INFORMATION PROVIDED
━━━━━━━━━━━━━━━━━━━━

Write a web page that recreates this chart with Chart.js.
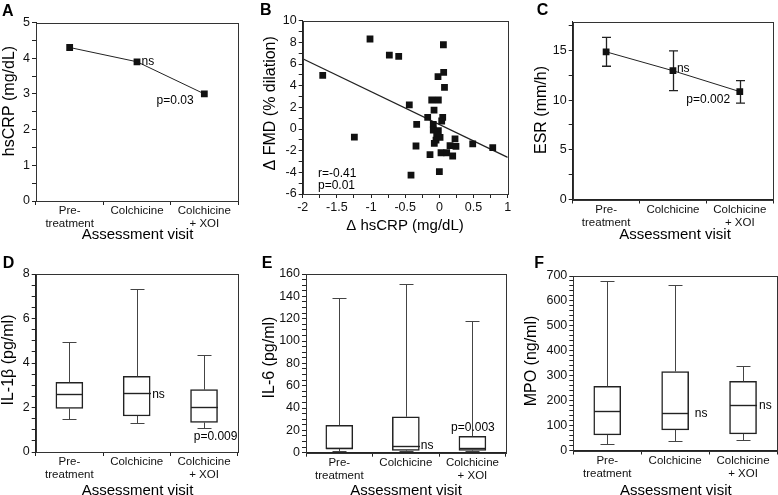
<!DOCTYPE html>
<html>
<head>
<meta charset="utf-8">
<script src="https://cdn.jsdelivr.net/npm/chart.js@4.4.0/dist/chart.umd.min.js"></script>
<style>
  body { margin: 0; background: #fff; }
  #wrap { position: relative; width: 778px; height: 495px; overflow: hidden; }
  canvas { position: absolute; }
</style>
</head>
<body>
<div id="wrap">
  <canvas id="panelA" width="255" height="248" style="left:0;top:0"></canvas>
  <canvas id="panelB" width="260" height="248" style="left:255px;top:0"></canvas>
  <canvas id="panelC" width="263" height="248" style="left:515px;top:0"></canvas>
  <canvas id="panelD" width="255" height="247" style="left:0;top:248px"></canvas>
  <canvas id="panelE" width="260" height="247" style="left:255px;top:248px"></canvas>
  <canvas id="panelF" width="263" height="247" style="left:515px;top:248px"></canvas>
</div>
<script>
// ---- data ----
const visits = [['Pre-', 'treatment'], 'Colchicine', ['Colchicine', '+ XOI']];

// A: hsCRP per visit
const hsCrp = [4.3, 3.9, 3.0];

// B: change in hsCRP vs change in FMD
const deltaCrp = [-1.015, -0.732, -0.595, -1.707, -1.244, 0.059, 0.063, -0.02, 0.075, -0.44,
  -0.112, -0.015, -0.078, -0.171, 0.049, 0.034, -0.332, -0.089, -0.089, -0.015,
  -0.039, 0.01, -0.049, -0.074, 0.229, 0.156, 0.243, 0.488, 0.781, -0.342,
  -0.137, 0.024, 0.107, 0.195, -0.415, 0.0];
const deltaFmd = [8.31, 6.83, 6.71, 4.95, -0.74, 7.78, 5.23, 4.83, 3.85, 2.22,
  2.68, 2.68, 1.75, 1.08, 1.08, 0.74, 0.43, 0.43, -0.09, -0.16,
  -0.55, -0.77, -1.02, -1.32, -0.92, -1.54, -1.6, -1.38, -1.72, -1.57,
  -2.37, -2.19, -2.19, -2.49, -4.25, -3.94];
const fitX = [-2, 1];
const fitY = [6.49, -2.62];

// C: ESR mean and error bars
const esrMean = [14.85, 12.95, 10.85];
const esrLow = [13.4, 10.95, 9.7];
const esrHigh = [16.3, 14.95, 11.95];

// D: IL-1b boxes
const il1bMin = [1.47, 1.32, 1.09];
const il1bQ1 = [1.96, 1.62, 1.33];
const il1bMed = [2.59, 2.64, 2.02];
const il1bQ3 = [3.13, 3.40, 2.80];
const il1bMax = [4.94, 7.33, 4.37];

// E: IL-6 boxes
const il6Min = [1.2, 1.5, 1.2];
const il6Q1 = [3.3, 2.1, 2.1];
const il6Med = [4.2, 6.0, 4.5];
const il6Q3 = [24.5, 32.2, 14.6];
const il6Max = [138.2, 150.7, 117.9];

// F: MPO boxes
const mpoMin = [27, 40, 43];
const mpoQ1 = [63, 83, 67];
const mpoMed = [159, 149, 181];
const mpoQ3 = [257, 317, 277];
const mpoMax = [679, 665, 337];

const INK = '#222';
const FONT = '"Liberation Sans", Arial, Helvetica, sans-serif';

// draws frame, titles, letters, notes, whiskers and error bars
function makeDecor(cfg) {
    return {
        id: 'decor',
        beforeDatasetsDraw(chart) {
            if (!cfg.err) return;
            const ctx = chart.ctx, x = chart.scales.x, y = chart.scales.y;
            ctx.save();
            ctx.strokeStyle = INK;
            ctx.lineWidth = 1.3;
            cfg.err.low.forEach((lo, i) => {
                const cx = Math.round(x.getPixelForValue(i)) + 0.5;
                const y0 = y.getPixelForValue(lo), y1 = y.getPixelForValue(cfg.err.high[i]);
                ctx.beginPath();
                ctx.moveTo(cx, y0); ctx.lineTo(cx, y1);
                ctx.moveTo(cx - 4.5, y0); ctx.lineTo(cx + 4.5, y0);
                ctx.moveTo(cx - 4.5, y1); ctx.lineTo(cx + 4.5, y1);
                ctx.stroke();
            });
            ctx.restore();
        },
        afterDatasetsDraw(chart) {
            if (!cfg.box) return;
            const ctx = chart.ctx, x = chart.scales.x, y = chart.scales.y;
            const b = cfg.box;
            ctx.save();
            b.max.forEach((hi, i) => {
                const cx = Math.round(x.getPixelForValue(i)) + 0.5;
                ctx.strokeStyle = '#444';
                ctx.lineWidth = 1;
                [[b.q3[i], hi], [b.q1[i], b.min[i]]].forEach(([from, to]) => {
                    const y0 = y.getPixelForValue(from);
                    const y1 = Math.round(y.getPixelForValue(to)) + 0.5;
                    ctx.beginPath();
                    ctx.moveTo(cx, y0); ctx.lineTo(cx, y1);
                    ctx.moveTo(cx - 7, y1); ctx.lineTo(cx + 7, y1);
                    ctx.stroke();
                });
                const ym = Math.round(y.getPixelForValue(b.med[i])) + 0.5;
                ctx.strokeStyle = INK;
                ctx.lineWidth = 1.4;
                ctx.beginPath();
                ctx.moveTo(cx - 13.5, ym); ctx.lineTo(cx + 13.5, ym);
                ctx.stroke();
            });
            ctx.restore();
        },
        afterDraw(chart) {
            const ctx = chart.ctx, a = chart.chartArea;
            const x = chart.scales.x, y = chart.scales.y;
            ctx.save();
            ctx.strokeStyle = '#333';
            ctx.lineWidth = 1;
            ctx.strokeRect(Math.round(a.left) + 0.5, Math.round(a.top) + 0.5,
                Math.round(a.right) - Math.round(a.left), Math.round(a.bottom) - Math.round(a.top));

            ctx.fillStyle = '#000';
            ctx.textBaseline = 'alphabetic';
            ctx.font = 'bold 16px ' + FONT;
            ctx.textAlign = 'left';
            ctx.fillText(cfg.letter[0], cfg.letter[1], cfg.letter[2]);

            ctx.font = '15px ' + FONT;
            ctx.textAlign = 'center';
            ctx.fillText(cfg.xTitle[0], cfg.xTitle[1], cfg.xTitle[2]);

            ctx.save();
            ctx.font = '16px ' + FONT;
            ctx.textBaseline = 'middle';
            ctx.translate(cfg.yTitle[1], cfg.yTitle[2]);
            ctx.rotate(-Math.PI / 2);
            ctx.fillText(cfg.yTitle[0], 0, 0);
            ctx.restore();

            ctx.font = '12px ' + FONT;
            (cfg.notes || []).forEach(n => {
                ctx.textAlign = n.align || 'left';
                ctx.fillText(n.t, x.getPixelForValue(n.x) + n.dx, y.getPixelForValue(n.y) + n.dy);
            });
            ctx.restore();
        }
    };
}

function catAxis(height) {
    return {
        type: 'category',
        offset: true,
        grid: { offset: true, drawOnChartArea: false, tickLength: 4, color: INK },
        border: { color: INK },
        ticks: { color: '#111', font: { family: FONT, size: 11.5, lineHeight: 1.1 }, padding: 0, maxRotation: 0, autoSkip: false },
        afterFit: s => { s.height = height; }
    };
}

function numAxis(type, min, max, step, labelEvery, fit) {
    return {
        type: 'linear',
        min: min,
        max: max,
        grid: { drawOnChartArea: false, tickLength: 4, color: INK },
        border: { color: INK },
        ticks: {
            stepSize: step,
            includeBounds: false,
            autoSkip: false,
            maxRotation: 0,
            color: '#111',
            font: { family: FONT, size: 12.5 },
            padding: 2,
            callback: v => {
                const r = v / labelEvery;
                return Math.abs(r - Math.round(r)) < 1e-6 ? String(v) : '';
            }
        },
        afterFit: s => { if (type === 'x') s.height = fit; else s.width = fit; }
    };
}

const baseOptions = (pad) => ({
    responsive: false,
    animation: false,
    layout: { padding: pad },
    plugins: { legend: { display: false }, tooltip: { enabled: false } }
});

// Panel A
new Chart(document.getElementById('panelA'), {
    type: 'line',
    data: {
        labels: visits,
        datasets: [{
            data: hsCrp,
            borderColor: INK,
            borderWidth: 1,
            pointStyle: 'rect',
            pointRadius: 4.8,
            pointBorderWidth: 0,
            pointBackgroundColor: '#111'
        }]
    },
    options: Object.assign(baseOptions({ left: 0, top: 22.5, right: 17, bottom: 0 }), {
        scales: { x: catAxis(47), y: numAxis('y', 0, 5, 0.5, 1, 36) }
    }),
    plugins: [makeDecor({
        letter: ['A', 2, 15.5],
        xTitle: ['Assessment visit', 137.5, 239.3],
        yTitle: ['hsCRP (mg/dL)', 9.5, 101],
        notes: [
            { t: 'ns', x: 1, y: hsCrp[1], dx: 4.5, dy: 3.3 },
            { t: 'p=0.03', x: 2, y: hsCrp[2], dx: -10.7, dy: 9.8, align: 'right' }
        ]
    })]
});

// Panel B
new Chart(document.getElementById('panelB'), {
    type: 'scatter',
    data: {
        datasets: [{
            data: deltaCrp.map((v, i) => ({ x: v, y: deltaFmd[i] })),
            pointStyle: 'rect',
            pointRadius: 4.8,
            pointBorderWidth: 0,
            pointBackgroundColor: '#111'
        }, {
            type: 'line',
            data: fitX.map((v, i) => ({ x: v, y: fitY[i] })),
            borderColor: INK,
            borderWidth: 1.3,
            pointRadius: 0
        }]
    },
    options: Object.assign(baseOptions({ left: 0, top: 20.7, right: 7.3, bottom: 0 }), {
        scales: { x: numAxis('x', -2, 1, 0.25, 0.5, 54), y: numAxis('y', -6, 10, 1, 2, 47.7) }
    }),
    plugins: [makeDecor({
        letter: ['B', 5, 15],
        xTitle: ['Δ hsCRP (mg/dL)', 150, 230],
        yTitle: ['Δ FMD (% dilation)', 15.7, 103.3],
        notes: [
            { t: 'r=-0.41', x: -1.776, y: -4.39, dx: 0, dy: 0 },
            { t: 'p=0.01', x: -1.776, y: -5.54, dx: 0, dy: 0 }
        ]
    })]
});

// Panel C
new Chart(document.getElementById('panelC'), {
    type: 'line',
    data: {
        labels: visits,
        datasets: [{
            data: esrMean,
            borderColor: INK,
            borderWidth: 1,
            pointStyle: 'rect',
            pointRadius: 4.8,
            pointBorderWidth: 0,
            pointBackgroundColor: '#111'
        }]
    },
    options: Object.assign(baseOptions({ left: 0, top: 21.5, right: 1, bottom: 0 }), {
        scales: { x: catAxis(48.5), y: numAxis('y', 0, 17.9, 2.5, 5, 57.7) }
    }),
    plugins: [makeDecor({
        letter: ['C', 21.7, 15],
        xTitle: ['Assessment visit', 160, 239.3],
        yTitle: ['ESR (mm/h)', 27, 110],
        err: { low: esrLow, high: esrHigh },
        notes: [
            { t: 'ns', x: 1, y: esrMean[1], dx: 4, dy: 1 },
            { t: 'p=0.002', x: 2, y: esrMean[2], dx: -9.7, dy: 11.7, align: 'right' }
        ]
    })]
});

function boxChart(id, q1, q3, box, y, pad, xH, deco) {
    return new Chart(document.getElementById(id), {
        type: 'bar',
        data: {
            labels: visits,
            datasets: [{
                data: q1.map((v, i) => [v, q3[i]]),
                backgroundColor: '#fff',
                borderColor: INK,
                borderWidth: 1.5,
                borderSkipped: false,
                barThickness: 27
            }]
        },
        options: Object.assign(baseOptions(pad), { scales: { x: catAxis(xH), y: y } }),
        plugins: [makeDecor(Object.assign({ box: box }, deco))]
    });
}

// Panel D
boxChart('panelD', il1bQ1, il1bQ3,
    { min: il1bMin, q1: il1bQ1, med: il1bMed, q3: il1bQ3, max: il1bMax },
    numAxis('y', 0, 8, 0.5, 2, 35.7),
    { left: 0, top: 26, right: 17.3, bottom: 0 }, 43, {
        letter: ['D', 2.7, 20.3],
        xTitle: ['Assessment visit', 137.5, 247],
        yTitle: ['IL-1β (pg/ml)', 8.5, 112],
        notes: [
            { t: 'ns', x: 1, y: il1bMed[1], dx: 15.5, dy: 4.4 },
            { t: 'p=0.009', x: 2, y: il1bMin[2], dx: -10.3, dy: 12.3 }
        ]
    });

// Panel E
boxChart('panelE', il6Q1, il6Q3,
    { min: il6Min, q1: il6Q1, med: il6Med, q3: il6Q3, max: il6Max },
    numAxis('y', 0, 160, 5, 20, 51),
    { left: 0, top: 26, right: 9.3, bottom: 0 }, 42.3, {
        letter: ['E', 6.7, 20.3],
        xTitle: ['Assessment visit', 151, 247],
        yTitle: ['IL-6 (pg/ml)', 14.5, 109.5],
        notes: [
            { t: 'ns', x: 1, y: il6Med[1], dx: 15, dy: 3.5 },
            { t: 'p=0.003', x: 2, y: il6Q3[2], dx: 0.5, dy: -5, align: 'center' }
        ]
    });

// Panel F
boxChart('panelF', mpoQ1, mpoQ3,
    { min: mpoMin, q1: mpoQ1, med: mpoMed, q3: mpoQ3, max: mpoMax },
    numAxis('y', 0, 700, 20, 100, 58.3),
    { left: 0, top: 28, right: 1, bottom: 0 }, 44.5, {
        letter: ['F', 19.3, 20.3],
        xTitle: ['Assessment visit', 160.8, 247],
        yTitle: ['MPO (ng/ml)', 16.3, 113],
        notes: [
            { t: 'ns', x: 1, y: mpoMed[1], dx: 19.7, dy: 3.3 },
            { t: 'ns', x: 2, y: mpoMed[2], dx: 16, dy: 3.6 }
        ]
    });
</script>
</body>
</html>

━━━━━━━━━━━━━━━━━━━━

STATED TASK
Begin at the top of the material above and output each line exactly, stopping after the line that holds "const hsCrp = [4.3, 3.9, 3.0];". Leave out pictures.

EXERCISE OUTPUT
Write a web page that recreates this chart with Chart.js.
<!DOCTYPE html>
<html>
<head>
<meta charset="utf-8">
<script src="https://cdn.jsdelivr.net/npm/chart.js@4.4.0/dist/chart.umd.min.js"></script>
<style>
  body { margin: 0; background: #fff; }
  #wrap { position: relative; width: 778px; height: 495px; overflow: hidden; }
  canvas { position: absolute; }
</style>
</head>
<body>
<div id="wrap">
  <canvas id="panelA" width="255" height="248" style="left:0;top:0"></canvas>
  <canvas id="panelB" width="260" height="248" style="left:255px;top:0"></canvas>
  <canvas id="panelC" width="263" height="248" style="left:515px;top:0"></canvas>
  <canvas id="panelD" width="255" height="247" style="left:0;top:248px"></canvas>
  <canvas id="panelE" width="260" height="247" style="left:255px;top:248px"></canvas>
  <canvas id="panelF" width="263" height="247" style="left:515px;top:248px"></canvas>
</div>
<script>
// ---- data ----
const visits = [['Pre-', 'treatment'], 'Colchicine', ['Colchicine', '+ XOI']];

// A: hsCRP per visit
const hsCrp = [4.3, 3.9, 3.0];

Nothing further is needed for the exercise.